Al mismo tiempo que este año 2022 se inauguraba, el fugaz renacer de la pospandemia llegaba a su fin. Corta vida resultó tener el amanecer posapocalíptico que terminó con una bofetada de proporciones: una nueva variante que resultó, nada menos, que el virus más contagioso que la humanidad jamás hubiera visto. En pocos días estábamos experimentando otro déjà vu de pesadilla: cientos de eventos familiares cancelados por contagios, caos en los aeropuertos, viajes que quedaron en el limbo…
Al mismo tiempo, la gente con su pertinaz esperanza de nuevos comienzos, a pesar del horizonte pandémico sin final cierto a la vista, alistó sus tradiciones de nuevo año con igual ilusión. ¡Había que renovar cierta fe en la humanidad, solo por esto!
Cientos de monigotes de todos los modelos y tamaños (políticos, superhéroes, monigotes de bolsillo, entre otros) agolparon las calles, a pesar de la prohibición de quemar años viejos en la vía pública.
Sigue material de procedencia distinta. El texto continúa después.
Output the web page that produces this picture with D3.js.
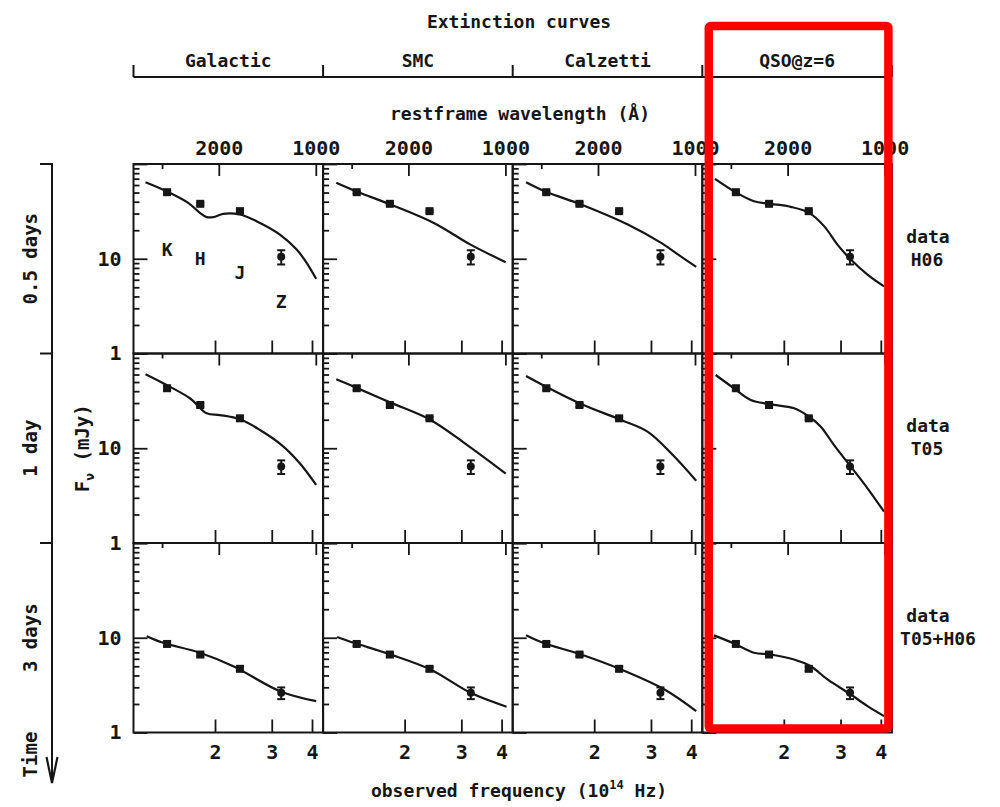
<!DOCTYPE html>
<html>
<head>
<meta charset="utf-8">
<script src="https://cdn.jsdelivr.net/npm/d3@7"></script>
<style>
  body { margin: 0; background: #fff; }
  svg text { font-family: 'DejaVu Sans Mono', monospace; font-weight: bold; fill: #161616; }
  .label { font-size: 18px; }
  .tick text { font-size: 20px; }
  .axis line { stroke: #161616; stroke-width: 1.8px; }
  .axis .domain { display: none; }
</style>
</head>
<body>
<div id="chart"></div>
<script>
// columns / rows of the grid
const extinctionLaws = ['Galactic', 'SMC', 'Calzetti', 'QSO@z=6'];
const epochs = ['0.5 days', '1 day', '3 days'];
const dataSets = ['H06', 'T05', 'T05+H06'];

// photometry (observed frequency in 1e14 Hz, flux in mJy)
const bands = ['K', 'H', 'J', 'Z'];
const bandFreq = [1.42, 1.80, 2.39, 3.21];
const bandLabelFlux = [12, 9.6, 6.9, 3.4];
const fluxH06 = [50.4, 38, 31.8, 10.5];
const errH06 = [1.5, 1.2, 1.0, 1.8];
const fluxT05 = [43, 28.6, 20.7, 6.4];
const errT05 = [2.0, 1.2, 0.8, 1.05];
const fluxT05H06 = [8.6, 6.65, 4.7, 2.62];
const errT05H06 = [0.4, 0.3, 0.25, 0.37];

// model curves [freq, flux]
const galactic05 = [[1.217, 64.3], [1.415, 51.6], [1.651, 38.9], [1.795, 30.5], [1.884, 27.5], [1.975, 27.5], [2.121, 29.8], [2.39, 29.3], [2.69, 24.9], [3.18, 18.0], [3.585, 12.5], [3.85, 9.06], [4.12, 6.14]];
const smc05 = [[1.227, 63.4], [1.426, 50.9], [1.809, 37.4], [2.464, 23.9], [3.204, 14.1], [4.12, 9.2]];
const calzetti05 = [[1.229, 64.3], [1.418, 50.9], [1.821, 37.4], [2.543, 23.0], [3.228, 14.7], [3.637, 11.1], [4.145, 8.2]];
const qso05 = [[1.223, 69.8], [1.418, 50.4], [1.616, 40.5], [1.821, 38.0], [2.101, 35.3], [2.396, 30.5], [2.667, 22.1], [2.934, 14.1], [3.228, 9.8], [3.637, 6.8], [4.095, 5.1]];

const galactic1 = [[1.217, 60.3], [1.381, 48.5], [1.671, 33.7], [1.884, 23.4], [2.071, 22.4], [2.39, 20.2], [2.758, 15.6], [3.221, 10.8], [3.671, 6.9], [4.12, 4.1]];
const smc1 = [[1.227, 53.4], [1.391, 44.7], [1.809, 30.3], [2.407, 19.9], [3.13, 10.8], [4.12, 5.4]];
const calzetti1 = [[1.229, 57.9], [1.385, 46.5], [1.821, 29.3], [2.424, 19.9], [2.934, 14.9], [3.466, 8.85], [4.145, 4.55]];
const qso1 = [[1.229, 59.3], [1.401, 42.9], [1.579, 32.3], [1.821, 29.1], [2.152, 26.4], [2.396, 21.5], [2.605, 16.9], [2.864, 10.8], [3.228, 6.4], [3.637, 3.78], [4.095, 2.14]];

const galactic3 = [[1.227, 10.4], [1.381, 8.85], [1.795, 6.94], [2.278, 5.0], [3.18, 2.73], [4.12, 2.14]];
const smc3 = [[1.235, 10.2], [1.391, 8.85], [1.809, 6.65], [2.407, 4.62], [3.204, 2.62], [4.145, 1.87]];
const calzetti3 = [[1.229, 10.6], [1.385, 8.85], [1.821, 6.65], [2.424, 4.62], [3.305, 2.84], [4.145, 1.68]];
const qso3 = [[1.214, 10.6], [1.401, 8.7], [1.616, 6.94], [1.821, 6.65], [2.152, 5.89], [2.424, 5.0], [2.733, 3.63], [3.228, 2.52], [3.637, 1.90], [4.095, 1.49]];

// axes
const freqTicks = [2, 3, 4];
const majorFlux = [1, 10, 100];
const minorFlux = [2, 3, 4, 5, 6, 7, 8, 9, 20, 30, 40, 50, 60, 70, 80, 90];
const waveTicks = [3000, 2000, 1000];
const waveLabels = [2000, 1000];
const redshift = 6.3;

const fluxByEpoch = [fluxH06, fluxT05, fluxT05H06];
const errByEpoch = [errH06, errT05, errT05H06];
const models = [
  [galactic05, smc05, calzetti05, qso05],
  [galactic1, smc1, calzetti1, qso1],
  [galactic3, smc3, calzetti3, qso3],
];

const width = 1000;
const height = 807;
const margin = { left: 133.5, top: 164 };
const panelW = 189.6;
const panelH = 189.5;
const ink = '#161616';

// restframe wavelength (A) -> observed frequency (1e14 Hz)
const toFreq = (lambda) => 3e4 / (lambda * (1 + redshift));
const toWave = (nu) => Math.round(3e4 / (nu * (1 + redshift)) / 100) * 100;

const svg = d3
  .select('#chart')
  .append('svg')
  .attr('width', width)
  .attr('height', height);

const x = d3.scaleLog().domain([1.117, 4.33]).range([0, panelW]);
const y = d3.scaleLog().domain([1, 100]).range([panelH, 0]);
const line = d3
  .line()
  .x((d) => x(d[0]))
  .y((d) => y(d[1]))
  .curve(d3.curveCatmullRom.alpha(0.5));

epochs.forEach((epoch, r) => {
  extinctionLaws.forEach((law, c) => {
    const g = svg
      .append('g')
      .attr('transform', `translate(${margin.left + c * panelW},${margin.top + r * panelH})`);
    const clipId = `clip-${r}-${c}`;
    g.append('clipPath').attr('id', clipId).append('rect').attr('width', panelW).attr('height', panelH);

    g.append('g')
      .attr('class', 'axis')
      .call(d3.axisLeft(y).tickValues(minorFlux).tickSize(-6).tickSizeOuter(0).tickFormat(''));

    g.append('g')
      .attr('class', 'axis')
      .call(
        d3.axisLeft(y)
          .tickValues(majorFlux)
          .tickSize(-14)
          .tickSizeOuter(0)
          .tickPadding(12)
          .tickFormat((d) => (c === 0 && d < 100 ? d : ''))
      );

    g.append('g')
      .attr('class', 'axis')
      .attr('transform', `translate(0,${panelH})`)
      .call(
        d3.axisBottom(x)
          .tickValues(freqTicks)
          .tickSize(-13)
          .tickSizeOuter(0)
          .tickPadding(12)
          .tickFormat((d) => (r === epochs.length - 1 ? d : ''))
      );

    const top = g
      .append('g')
      .attr('class', 'axis')
      .call(
        d3.axisTop(x)
          .tickValues(waveTicks.map(toFreq))
          .tickSize(-12)
          .tickSizeOuter(0)
          .tickPadding(9)
          .tickFormat((d) => (r === 0 && waveLabels.includes(toWave(d)) ? toWave(d) : ''))
      );
    top.selectAll('.tick line').attr('y2', (d) => (toWave(d) === 3000 ? 5 : 12));

    g.append('rect')
      .attr('width', panelW)
      .attr('height', panelH)
      .attr('fill', 'none')
      .attr('stroke', ink)
      .attr('stroke-width', 2);

    g.append('path')
      .datum(models[r][c])
      .attr('clip-path', `url(#${clipId})`)
      .attr('fill', 'none')
      .attr('stroke', ink)
      .attr('stroke-width', 2.2)
      .attr('d', line);

    const flux = fluxByEpoch[r];
    const err = errByEpoch[r];
    const pts = g.append('g');
    bands.forEach((b, i) => {
      const px = x(bandFreq[i]);
      const yl = y(flux[i] - err[i]);
      const yh = y(flux[i] + err[i]);
      pts.append('line').attr('x1', px).attr('x2', px).attr('y1', yl).attr('y2', yh)
        .attr('stroke', ink).attr('stroke-width', 2);
      [yl, yh].forEach((yy) => {
        pts.append('line').attr('x1', px - 4).attr('x2', px + 4).attr('y1', yy).attr('y2', yy)
          .attr('stroke', ink).attr('stroke-width', 2);
      });
      if (b === 'Z') {
        pts.append('circle').attr('cx', px).attr('cy', y(flux[i])).attr('r', 4).attr('fill', ink);
      } else {
        pts.append('rect')
          .attr('x', px - 4)
          .attr('y', y(flux[i]) - 4)
          .attr('width', 8)
          .attr('height', 8)
          .attr('fill', ink);
      }
      if (r === 0 && c === 0) {
        g.append('text')
          .attr('class', 'label')
          .attr('x', px)
          .attr('y', y(bandLabelFlux[i]))
          .attr('text-anchor', 'middle')
          .attr('dominant-baseline', 'middle')
          .text(b);
      }
    });
  });

  // data set label on the right
  const cy = margin.top + (r + 0.5) * panelH;
  svg.append('text').attr('class', 'label').attr('x', 928).attr('y', cy - 21)
    .attr('text-anchor', 'middle').attr('dominant-baseline', 'middle').text('data');
  svg.append('text').attr('class', 'label').attr('x', r === 2 ? 938 : 927).attr('y', cy + 2)
    .attr('text-anchor', 'middle').attr('dominant-baseline', 'middle').text(dataSets[r]);

  // epoch label on the time axis
  svg.append('text')
    .attr('class', 'label')
    .attr('transform', `translate(37,${cy}) rotate(-90)`)
    .attr('text-anchor', 'middle')
    .style('font-size', '19px')
    .text(epoch);
});

// extinction curve header
const right = margin.left + extinctionLaws.length * panelW;
svg.append('text').attr('class', 'label').attr('x', 519).attr('y', 28)
  .attr('text-anchor', 'middle').text('Extinction curves');
svg.append('line').attr('x1', margin.left).attr('x2', right).attr('y1', 77).attr('y2', 77)
  .attr('stroke', ink).attr('stroke-width', 2);
d3.range(extinctionLaws.length + 1).forEach((i) => {
  const xx = margin.left + i * panelW;
  svg.append('line').attr('x1', xx).attr('x2', xx).attr('y1', 65).attr('y2', 77)
    .attr('stroke', ink).attr('stroke-width', 2);
});
extinctionLaws.forEach((law, c) => {
  svg.append('text').attr('class', 'label')
    .attr('x', margin.left + (c + 0.5) * panelW)
    .attr('y', 67)
    .attr('text-anchor', 'middle')
    .text(law);
});

svg.append('text').attr('class', 'label').attr('x', 520).attr('y', 120)
  .attr('text-anchor', 'middle').text('restframe wavelength (Å)');

// x title
const xt = svg.append('text').attr('class', 'label').attr('x', 519).attr('y', 797)
  .attr('text-anchor', 'middle');
xt.append('tspan').text('observed frequency (10');
xt.append('tspan').attr('dy', -8).style('font-size', '12px').text('14');
xt.append('tspan').attr('dy', 8).text(' Hz)');

// y title
const yt = svg.append('text').attr('class', 'label')
  .attr('transform', `translate(89,${margin.top + 1.5 * panelH}) rotate(-90)`)
  .attr('text-anchor', 'middle')
  .style('font-size', '19px');
yt.append('tspan').text('F');
yt.append('tspan').attr('dy', 5).style('font-size', '13px').text('ν');
yt.append('tspan').attr('dy', -5).text(' (mJy)');

// time axis
const bottom = margin.top + epochs.length * panelH;
svg.append('line').attr('x1', 52).attr('x2', 52).attr('y1', margin.top - 1).attr('y2', 783)
  .attr('stroke', ink).attr('stroke-width', 2);
d3.range(epochs.length).forEach((i) => {
  const yy = margin.top + i * panelH;
  svg.append('line').attr('x1', 40).attr('x2', 52).attr('y1', yy).attr('y2', yy)
    .attr('stroke', ink).attr('stroke-width', 2);
});
svg.append('path').attr('d', 'M46.5,757L52,783L57.5,757').attr('fill', 'none')
  .attr('stroke', ink).attr('stroke-width', 2.2);
svg.append('text').attr('class', 'label')
  .attr('transform', `translate(37,${bottom + 22}) rotate(-90)`)
  .attr('text-anchor', 'middle').style('font-size', '19px').text('Time');

// red highlight around the QSO column
svg.append('rect')
  .attr('x', margin.left + 3 * panelW + 6.5)
  .attr('y', 26)
  .attr('width', panelW - 10)
  .attr('height', bottom - 4 - 26)
  .attr('rx', 2)
  .attr('fill', 'none')
  .attr('stroke', '#ff0000')
  .attr('stroke-width', 8.5);
</script>
</body>
</html>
Asimismo, la gente preparaba su ropa interior de colores, sus maletas para correr y asegurar un año de viajes —a pesar de las imágenes de los miles de vuelos cancelados— sus ritos y cábalas para practicarlas aunque sea en las 4 paredes de su cuarentena omicrón.
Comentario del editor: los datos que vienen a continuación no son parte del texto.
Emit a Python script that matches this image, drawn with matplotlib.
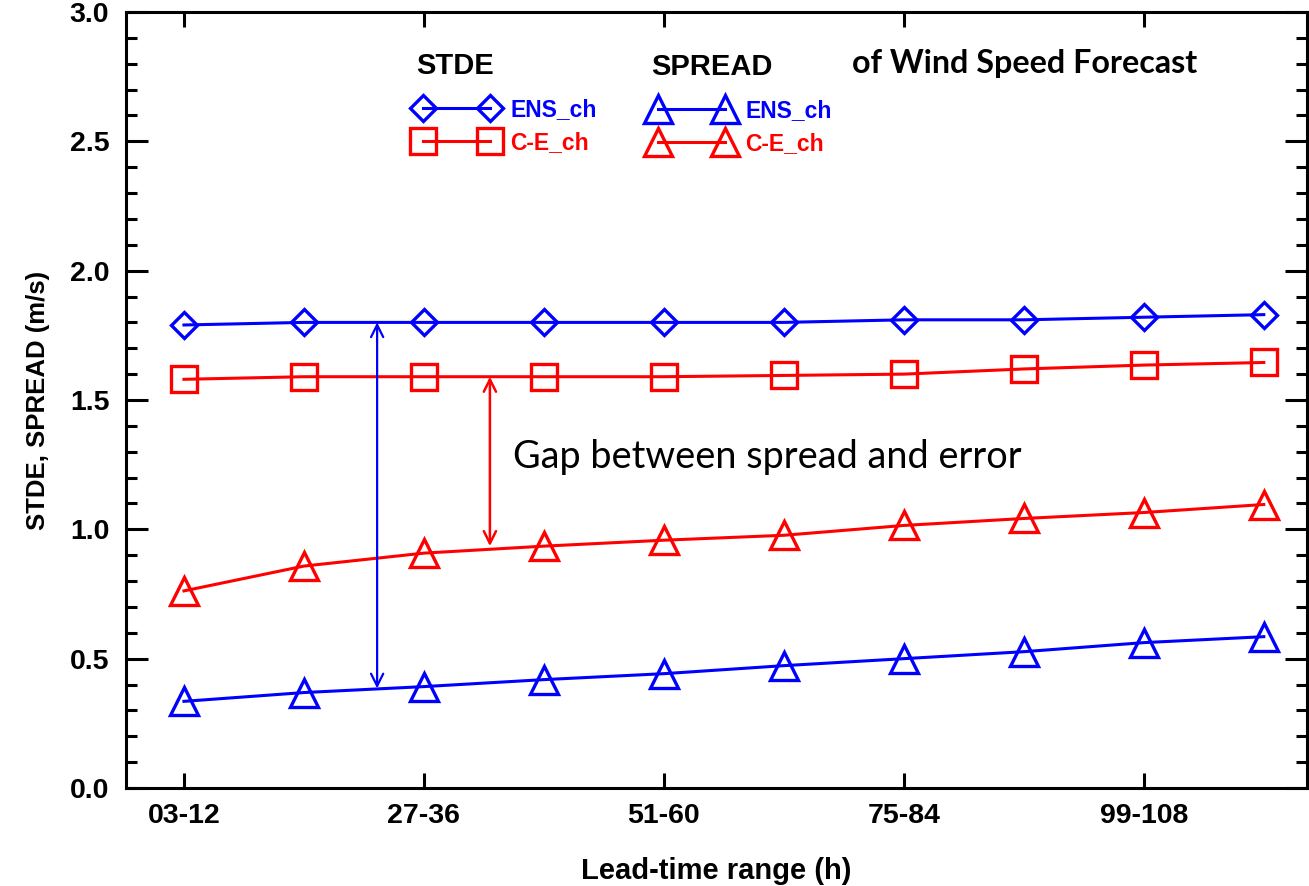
import matplotlib.pyplot as plt
from matplotlib.lines import Line2D
from matplotlib.ticker import MultipleLocator

# lead-time ranges (h)
leads = ['03-12', '15-24', '27-36', '39-48', '51-60',
         '63-72', '75-84', '87-96', '99-108', '111-120']

# STDE
stde_ens = [1.79, 1.80, 1.80, 1.80, 1.80, 1.80, 1.81, 1.81, 1.82, 1.83]
stde_ce = [1.58, 1.59, 1.59, 1.59, 1.59, 1.595, 1.60, 1.62, 1.635, 1.645]

# SPREAD
spread_ens = [0.335, 0.369, 0.392, 0.419, 0.442, 0.473, 0.500, 0.527, 0.562, 0.585]
spread_ce = [0.762, 0.858, 0.908, 0.935, 0.958, 0.977, 1.015, 1.042, 1.065, 1.096]

# gap arrows: (x position, top, bottom)
gap_ens = (1.61, 1.80, 0.385)
gap_ce = (2.55, 1.59, 0.935)

x = list(range(len(leads)))
bold = dict(family='Liberation Sans', weight='bold')

fig = plt.figure(figsize=(13.09, 8.86), dpi=100)
ax = fig.add_axes([126 / 1309, 1 - 788 / 886, 1181 / 1309, 776 / 886])

lw = 2.2
mew = 2.4
ax.plot(x, stde_ens, color='blue', lw=lw, marker='D', ms=13, mew=mew, mfc='none')
ax.plot(x, stde_ce, color='red', lw=lw, marker='s', ms=19, mew=mew, mfc='none')
ax.plot(x, spread_ce, color='red', lw=lw, marker='^', ms=20, mew=mew, mfc='none')
ax.plot(x, spread_ens, color='blue', lw=lw, marker='^', ms=20, mew=mew, mfc='none')

ax.annotate('', xy=(gap_ens[0], gap_ens[1]), xytext=(gap_ens[0], gap_ens[2]),
            arrowprops=dict(arrowstyle='<->', color='blue', lw=1.6,
                            mutation_scale=22, shrinkA=0, shrinkB=0))
ax.annotate('', xy=(gap_ce[0], gap_ce[1]), xytext=(gap_ce[0], gap_ce[2]),
            arrowprops=dict(arrowstyle='<->', color='red', lw=1.8,
                            mutation_scale=22, shrinkA=0, shrinkB=0))

ax.text(2.74, 1.28, 'Gap between spread and error', fontsize=27.3,
        family='Lato', va='center', ha='left')
ax.text(0.6148, 0.933, 'of Wind Speed Forecast', transform=ax.transAxes,
        fontsize=23.2, family='Lato', weight='bold', va='center', ha='left')

# legends
h1 = Line2D([], [], color='blue', lw=lw, marker='D', ms=13, mew=mew, mfc='none')
h2 = Line2D([], [], color='red', lw=lw, marker='s', ms=19, mew=mew, mfc='none')
h3 = Line2D([], [], color='blue', lw=lw, marker='^', ms=20, mew=mew, mfc='none')
h4 = Line2D([], [], color='red', lw=lw, marker='^', ms=20, mew=mew, mfc='none')

def make_legend(handles, title, xpos, ypos):
    leg = ax.legend(handles, ['ENS_ch', 'C-E_ch'], title=title, numpoints=2,
                    loc='upper left', bbox_to_anchor=(xpos, ypos),
                    frameon=False, borderpad=0, borderaxespad=0,
                    handlelength=3.5, handletextpad=0.6, labelspacing=0.45,
                    alignment='left', labelcolor=['blue', 'red'],
                    prop=dict(size=16.5, **bold),
                    title_fontproperties=dict(size=21, **bold))
    leg._legend_box.sep = 13
    return leg

leg1 = make_legend([h1, h2], 'STDE', 0.246, 0.949)
ax.add_artist(leg1)
make_legend([h3, h4], 'SPREAD', 0.445, 0.947)

ax.set_xlim(-0.483, 9.36)
ax.set_ylim(0, 3.0)
ax.set_xticks(x[::2])
ax.set_xticklabels(leads[::2])
ax.yaxis.set_major_locator(MultipleLocator(0.5))
ax.yaxis.set_minor_locator(MultipleLocator(0.1))
ax.yaxis.set_major_formatter(plt.FormatStrFormatter('%.1f'))

for s in ax.spines.values():
    s.set_linewidth(2.2)
ax.tick_params(axis='both', which='both', direction='in', top=True, right=True,
               width=2.2)
ax.tick_params(axis='y', which='major', length=16, pad=12)
ax.tick_params(axis='y', which='minor', length=8)
ax.tick_params(axis='x', which='major', length=11, pad=11)
for lab in ax.get_xticklabels() + ax.get_yticklabels():
    lab.set_fontsize(20.5)
    lab.set_fontfamily('Liberation Sans')
    lab.set_fontweight('bold')

ax.set_xlabel('Lead-time range (h)', fontsize=21, labelpad=20, **bold)
ax.set_ylabel('STDE, SPREAD (m/s)', fontsize=18.5, labelpad=14, **bold)

fig.savefig('out.png', dpi=100)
Yo también, aunque escéptica de todos esos ritos de la suerte, preparé una especie de ceremonia personal con monigote incluido. No era un muñeco tipo vudú, que representara a ningún político, tampoco era una princesa de Disney, como se ha vuelto popular en el mercado de muñecos de año viejo. Era una simple hoja de papel en la que escribí todas las manías que quería desechar de mi interior. Y fue sencillísimo. En menos de tres minutos todo estaba claro. Luego vino la selección de la música que me acompañaría en mi pequeño acto de fin de año. Escogí el “Himno a la alegría”, el cuarto movimiento de la Novena sinfonía de Beethoven y pensé, como lo hago cada vez que la escucho, que, si algún paraíso existe después de la muerte, la bienvenida será con este himno sonando a todo volumen.
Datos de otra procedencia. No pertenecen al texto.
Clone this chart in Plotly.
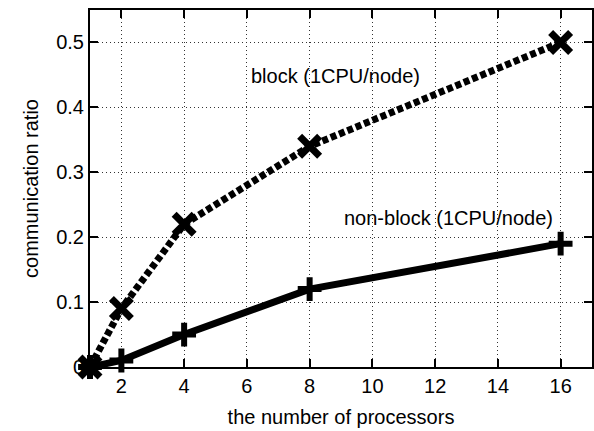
import plotly.graph_objects as go

procs = [1, 2, 4, 8, 16]
block = [0.0, 0.09, 0.22, 0.34, 0.50]
nonblock = [0.0, 0.01, 0.05, 0.12, 0.19]
x_ticks = [2, 4, 6, 8, 10, 12, 14, 16]
y_ticks = [0, 0.1, 0.2, 0.3, 0.4, 0.5]
y_labels = ["0", "0.1", "0.2", "0.3", "0.4", "0.5"]

font = dict(family="Liberation Sans, Arial, sans-serif", size=20, color="black")

fig = go.Figure()
fig.add_trace(go.Scatter(
    x=procs, y=block, mode="lines+markers", cliponaxis=False,
    line=dict(color="black", width=7, dash="6px,3px"),
    marker=dict(symbol="x-thin", size=20, line=dict(color="black", width=7), color="black"),
))
fig.add_trace(go.Scatter(
    x=procs, y=nonblock, mode="lines+markers", cliponaxis=False,
    line=dict(color="black", width=7),
    marker=dict(symbol="cross-thin", size=17, line=dict(color="black", width=6), color="black"),
))

fig.add_annotation(x=8.81, y=0.449, text="block (1CPU/node)", showarrow=False, font=font, xanchor="center")
fig.add_annotation(x=12.43, y=0.229, text="non-block (1CPU/node)", showarrow=False, font=font, xanchor="center")

axis_common = dict(
    showline=True, linecolor="black", linewidth=2, mirror="ticks",
    ticks="inside", ticklen=8, tickcolor="black", tickwidth=1.5,
    showgrid=True, gridcolor="#333333", griddash="1px,3px", gridwidth=1,
    zeroline=False, tickfont=font,
)

fig.update_xaxes(range=[1, 17], tickvals=x_ticks, title=dict(text="the number of processors", font=font, standoff=14), **axis_common)
fig.update_yaxes(range=[0, 0.55], tickvals=y_ticks, ticktext=y_labels, title=dict(text="communication ratio", font=font, standoff=12), **axis_common)

fig.update_layout(
    width=594, height=431, showlegend=False,
    margin=dict(l=90, r=0, t=10, b=64),
    paper_bgcolor="white", plot_bgcolor="white", font=font,
)
fig.write_html("out.html")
El soundtrack estaba listo y también mi pequeña lista de limpieza emocional y mental escrita a mano con minuciosidad. Alrededor de las cinco de la tarde de ese 31 de diciembre, mi hojita se quemó al son de Beethoven, poco a poco. Era una tarde ventosa y la llama estaba reticente, como reflejo de mi propio interior reacio a sacar esos hábitos y emociones casi atávicas, así que vi mis letras quemarse lento, como una experiencia estética por sí misma. Los restos quedaron en el plato y de repente esas cenizas de mi interior volaron con la siguiente ventisca, sin que yo pudiera atraparlas ni cambiar su destino. Fue un final poético, pensé. Les di una muerte santa y hermosa.
Luego vino el final de la pausa y llegó la vida normal con el sello de marca 2022. Diferente año, vieja piel… eso sí con la certeza de que la piel sí cambia y se transforma si se la moldea y trabaja a diario más allá de los acontecimientos exteriores, las pandemias y los apocalipsis. ¡Feliz año, queridos lectores!